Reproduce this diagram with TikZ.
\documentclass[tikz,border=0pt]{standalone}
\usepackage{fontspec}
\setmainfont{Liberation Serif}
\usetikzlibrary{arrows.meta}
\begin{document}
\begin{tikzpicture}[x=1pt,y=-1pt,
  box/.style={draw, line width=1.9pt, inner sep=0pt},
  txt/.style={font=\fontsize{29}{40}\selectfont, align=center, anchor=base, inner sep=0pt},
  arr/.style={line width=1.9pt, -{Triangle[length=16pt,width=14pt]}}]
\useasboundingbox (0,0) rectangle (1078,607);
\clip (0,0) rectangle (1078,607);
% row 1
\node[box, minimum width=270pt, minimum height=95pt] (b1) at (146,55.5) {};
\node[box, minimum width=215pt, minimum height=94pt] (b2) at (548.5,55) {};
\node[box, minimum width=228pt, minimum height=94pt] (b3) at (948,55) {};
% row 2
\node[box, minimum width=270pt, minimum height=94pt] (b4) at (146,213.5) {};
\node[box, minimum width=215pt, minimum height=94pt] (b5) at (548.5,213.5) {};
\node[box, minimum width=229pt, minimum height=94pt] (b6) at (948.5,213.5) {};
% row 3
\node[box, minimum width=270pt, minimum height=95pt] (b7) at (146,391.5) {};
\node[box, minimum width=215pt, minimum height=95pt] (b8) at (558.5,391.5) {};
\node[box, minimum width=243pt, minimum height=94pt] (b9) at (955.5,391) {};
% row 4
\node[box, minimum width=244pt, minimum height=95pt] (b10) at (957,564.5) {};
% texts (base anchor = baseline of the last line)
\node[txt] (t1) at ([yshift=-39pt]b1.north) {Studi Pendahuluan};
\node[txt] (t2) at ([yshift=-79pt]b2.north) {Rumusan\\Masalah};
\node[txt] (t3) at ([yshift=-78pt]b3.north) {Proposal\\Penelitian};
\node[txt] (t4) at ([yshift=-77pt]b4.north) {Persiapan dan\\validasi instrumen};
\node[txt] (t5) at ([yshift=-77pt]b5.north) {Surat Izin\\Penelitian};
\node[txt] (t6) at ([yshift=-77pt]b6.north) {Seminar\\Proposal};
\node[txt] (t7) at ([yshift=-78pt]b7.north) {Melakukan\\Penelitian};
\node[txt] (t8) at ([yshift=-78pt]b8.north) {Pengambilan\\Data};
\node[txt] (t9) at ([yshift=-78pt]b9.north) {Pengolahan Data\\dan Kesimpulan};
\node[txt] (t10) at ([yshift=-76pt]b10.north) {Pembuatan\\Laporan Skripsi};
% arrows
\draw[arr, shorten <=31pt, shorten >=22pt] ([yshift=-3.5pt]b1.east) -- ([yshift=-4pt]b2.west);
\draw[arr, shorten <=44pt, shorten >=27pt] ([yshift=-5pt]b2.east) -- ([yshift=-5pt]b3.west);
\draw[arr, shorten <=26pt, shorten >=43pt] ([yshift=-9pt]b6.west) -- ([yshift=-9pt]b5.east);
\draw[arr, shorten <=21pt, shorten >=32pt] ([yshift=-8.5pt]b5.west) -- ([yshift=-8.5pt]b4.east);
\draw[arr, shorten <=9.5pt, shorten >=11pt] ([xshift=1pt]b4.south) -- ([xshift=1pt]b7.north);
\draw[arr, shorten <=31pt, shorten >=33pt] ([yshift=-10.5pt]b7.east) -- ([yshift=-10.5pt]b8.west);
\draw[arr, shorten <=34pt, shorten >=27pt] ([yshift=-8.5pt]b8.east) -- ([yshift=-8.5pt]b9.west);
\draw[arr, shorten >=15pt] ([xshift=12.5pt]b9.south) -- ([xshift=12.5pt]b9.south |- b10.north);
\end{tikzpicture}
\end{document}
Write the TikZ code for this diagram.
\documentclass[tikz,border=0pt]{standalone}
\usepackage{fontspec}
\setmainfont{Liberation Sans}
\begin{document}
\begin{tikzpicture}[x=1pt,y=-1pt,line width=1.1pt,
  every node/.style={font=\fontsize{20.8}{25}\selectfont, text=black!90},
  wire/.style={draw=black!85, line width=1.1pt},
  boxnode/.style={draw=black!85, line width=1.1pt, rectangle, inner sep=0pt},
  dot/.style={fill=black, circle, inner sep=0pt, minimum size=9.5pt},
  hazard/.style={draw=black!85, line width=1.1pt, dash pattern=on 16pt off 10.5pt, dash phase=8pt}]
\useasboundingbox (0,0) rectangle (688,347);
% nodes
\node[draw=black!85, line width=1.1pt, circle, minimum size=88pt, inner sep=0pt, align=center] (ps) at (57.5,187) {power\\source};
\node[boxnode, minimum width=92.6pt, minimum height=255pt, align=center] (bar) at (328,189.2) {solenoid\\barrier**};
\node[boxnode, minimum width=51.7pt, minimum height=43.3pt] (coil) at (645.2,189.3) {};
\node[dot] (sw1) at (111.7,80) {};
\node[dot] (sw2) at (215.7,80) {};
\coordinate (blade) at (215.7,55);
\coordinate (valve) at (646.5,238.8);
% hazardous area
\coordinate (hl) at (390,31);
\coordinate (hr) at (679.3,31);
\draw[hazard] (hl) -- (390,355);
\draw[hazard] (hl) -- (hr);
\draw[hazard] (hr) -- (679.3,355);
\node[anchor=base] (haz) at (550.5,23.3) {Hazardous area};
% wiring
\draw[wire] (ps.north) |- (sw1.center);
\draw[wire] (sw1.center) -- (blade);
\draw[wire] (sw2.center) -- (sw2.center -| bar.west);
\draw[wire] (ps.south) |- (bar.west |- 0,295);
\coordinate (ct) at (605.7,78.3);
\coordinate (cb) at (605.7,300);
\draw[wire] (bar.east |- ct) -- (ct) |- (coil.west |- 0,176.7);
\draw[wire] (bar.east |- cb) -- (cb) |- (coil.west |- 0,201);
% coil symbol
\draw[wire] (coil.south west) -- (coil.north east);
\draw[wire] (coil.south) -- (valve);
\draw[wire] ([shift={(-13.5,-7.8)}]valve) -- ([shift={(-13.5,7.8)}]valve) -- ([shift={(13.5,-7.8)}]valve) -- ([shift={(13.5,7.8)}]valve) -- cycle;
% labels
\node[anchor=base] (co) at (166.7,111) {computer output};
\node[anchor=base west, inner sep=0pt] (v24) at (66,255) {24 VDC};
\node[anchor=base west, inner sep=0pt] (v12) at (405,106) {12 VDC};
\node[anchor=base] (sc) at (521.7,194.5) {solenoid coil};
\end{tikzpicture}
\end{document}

> Stated goal
Repeat every record, exactly as written.

> Written answer
Reproduce this diagram with TikZ.
\documentclass[tikz,border=0pt]{standalone}
\usepackage{fontspec}
\setmainfont{Liberation Serif}
\usetikzlibrary{arrows.meta}
\begin{document}
\begin{tikzpicture}[x=1pt,y=-1pt,
  box/.style={draw, line width=1.9pt, inner sep=0pt},
  txt/.style={font=\fontsize{29}{40}\selectfont, align=center, anchor=base, inner sep=0pt},
  arr/.style={line width=1.9pt, -{Triangle[length=16pt,width=14pt]}}]
\useasboundingbox (0,0) rectangle (1078,607);
\clip (0,0) rectangle (1078,607);
% row 1
\node[box, minimum width=270pt, minimum height=95pt] (b1) at (146,55.5) {};
\node[box, minimum width=215pt, minimum height=94pt] (b2) at (548.5,55) {};
\node[box, minimum width=228pt, minimum height=94pt] (b3) at (948,55) {};
% row 2
\node[box, minimum width=270pt, minimum height=94pt] (b4) at (146,213.5) {};
\node[box, minimum width=215pt, minimum height=94pt] (b5) at (548.5,213.5) {};
\node[box, minimum width=229pt, minimum height=94pt] (b6) at (948.5,213.5) {};
% row 3
\node[box, minimum width=270pt, minimum height=95pt] (b7) at (146,391.5) {};
\node[box, minimum width=215pt, minimum height=95pt] (b8) at (558.5,391.5) {};
\node[box, minimum width=243pt, minimum height=94pt] (b9) at (955.5,391) {};
% row 4
\node[box, minimum width=244pt, minimum height=95pt] (b10) at (957,564.5) {};
% texts (base anchor = baseline of the last line)
\node[txt] (t1) at ([yshift=-39pt]b1.north) {Studi Pendahuluan};
\node[txt] (t2) at ([yshift=-79pt]b2.north) {Rumusan\\Masalah};
\node[txt] (t3) at ([yshift=-78pt]b3.north) {Proposal\\Penelitian};
\node[txt] (t4) at ([yshift=-77pt]b4.north) {Persiapan dan\\validasi instrumen};
\node[txt] (t5) at ([yshift=-77pt]b5.north) {Surat Izin\\Penelitian};
\node[txt] (t6) at ([yshift=-77pt]b6.north) {Seminar\\Proposal};
\node[txt] (t7) at ([yshift=-78pt]b7.north) {Melakukan\\Penelitian};
\node[txt] (t8) at ([yshift=-78pt]b8.north) {Pengambilan\\Data};
\node[txt] (t9) at ([yshift=-78pt]b9.north) {Pengolahan Data\\dan Kesimpulan};
\node[txt] (t10) at ([yshift=-76pt]b10.north) {Pembuatan\\Laporan Skripsi};
% arrows
\draw[arr, shorten <=31pt, shorten >=22pt] ([yshift=-3.5pt]b1.east) -- ([yshift=-4pt]b2.west);
\draw[arr, shorten <=44pt, shorten >=27pt] ([yshift=-5pt]b2.east) -- ([yshift=-5pt]b3.west);
\draw[arr, shorten <=26pt, shorten >=43pt] ([yshift=-9pt]b6.west) -- ([yshift=-9pt]b5.east);
\draw[arr, shorten <=21pt, shorten >=32pt] ([yshift=-8.5pt]b5.west) -- ([yshift=-8.5pt]b4.east);
\draw[arr, shorten <=9.5pt, shorten >=11pt] ([xshift=1pt]b4.south) -- ([xshift=1pt]b7.north);
\draw[arr, shorten <=31pt, shorten >=33pt] ([yshift=-10.5pt]b7.east) -- ([yshift=-10.5pt]b8.west);
\draw[arr, shorten <=34pt, shorten >=27pt] ([yshift=-8.5pt]b8.east) -- ([yshift=-8.5pt]b9.west);
\draw[arr, shorten >=15pt] ([xshift=12.5pt]b9.south) -- ([xshift=12.5pt]b9.south |- b10.north);
\end{tikzpicture}
\end{document}
Write the TikZ code for this diagram.
\documentclass[tikz,border=0pt]{standalone}
\usepackage{fontspec}
\setmainfont{Liberation Sans}
\begin{document}
\begin{tikzpicture}[x=1pt,y=-1pt,line width=1.1pt,
  every node/.style={font=\fontsize{20.8}{25}\selectfont, text=black!90},
  wire/.style={draw=black!85, line width=1.1pt},
  boxnode/.style={draw=black!85, line width=1.1pt, rectangle, inner sep=0pt},
  dot/.style={fill=black, circle, inner sep=0pt, minimum size=9.5pt},
  hazard/.style={draw=black!85, line width=1.1pt, dash pattern=on 16pt off 10.5pt, dash phase=8pt}]
\useasboundingbox (0,0) rectangle (688,347);
% nodes
\node[draw=black!85, line width=1.1pt, circle, minimum size=88pt, inner sep=0pt, align=center] (ps) at (57.5,187) {power\\source};
\node[boxnode, minimum width=92.6pt, minimum height=255pt, align=center] (bar) at (328,189.2) {solenoid\\barrier**};
\node[boxnode, minimum width=51.7pt, minimum height=43.3pt] (coil) at (645.2,189.3) {};
\node[dot] (sw1) at (111.7,80) {};
\node[dot] (sw2) at (215.7,80) {};
\coordinate (blade) at (215.7,55);
\coordinate (valve) at (646.5,238.8);
% hazardous area
\coordinate (hl) at (390,31);
\coordinate (hr) at (679.3,31);
\draw[hazard] (hl) -- (390,355);
\draw[hazard] (hl) -- (hr);
\draw[hazard] (hr) -- (679.3,355);
\node[anchor=base] (haz) at (550.5,23.3) {Hazardous area};
% wiring
\draw[wire] (ps.north) |- (sw1.center);
\draw[wire] (sw1.center) -- (blade);
\draw[wire] (sw2.center) -- (sw2.center -| bar.west);
\draw[wire] (ps.south) |- (bar.west |- 0,295);
\coordinate (ct) at (605.7,78.3);
\coordinate (cb) at (605.7,300);
\draw[wire] (bar.east |- ct) -- (ct) |- (coil.west |- 0,176.7);
\draw[wire] (bar.east |- cb) -- (cb) |- (coil.west |- 0,201);
% coil symbol
\draw[wire] (coil.south west) -- (coil.north east);
\draw[wire] (coil.south) -- (valve);
\draw[wire] ([shift={(-13.5,-7.8)}]valve) -- ([shift={(-13.5,7.8)}]valve) -- ([shift={(13.5,-7.8)}]valve) -- ([shift={(13.5,7.8)}]valve) -- cycle;
% labels
\node[anchor=base] (co) at (166.7,111) {computer output};
\node[anchor=base west, inner sep=0pt] (v24) at (66,255) {24 VDC};
\node[anchor=base west, inner sep=0pt] (v12) at (405,106) {12 VDC};
\node[anchor=base] (sc) at (521.7,194.5) {solenoid coil};
\end{tikzpicture}
\end{document}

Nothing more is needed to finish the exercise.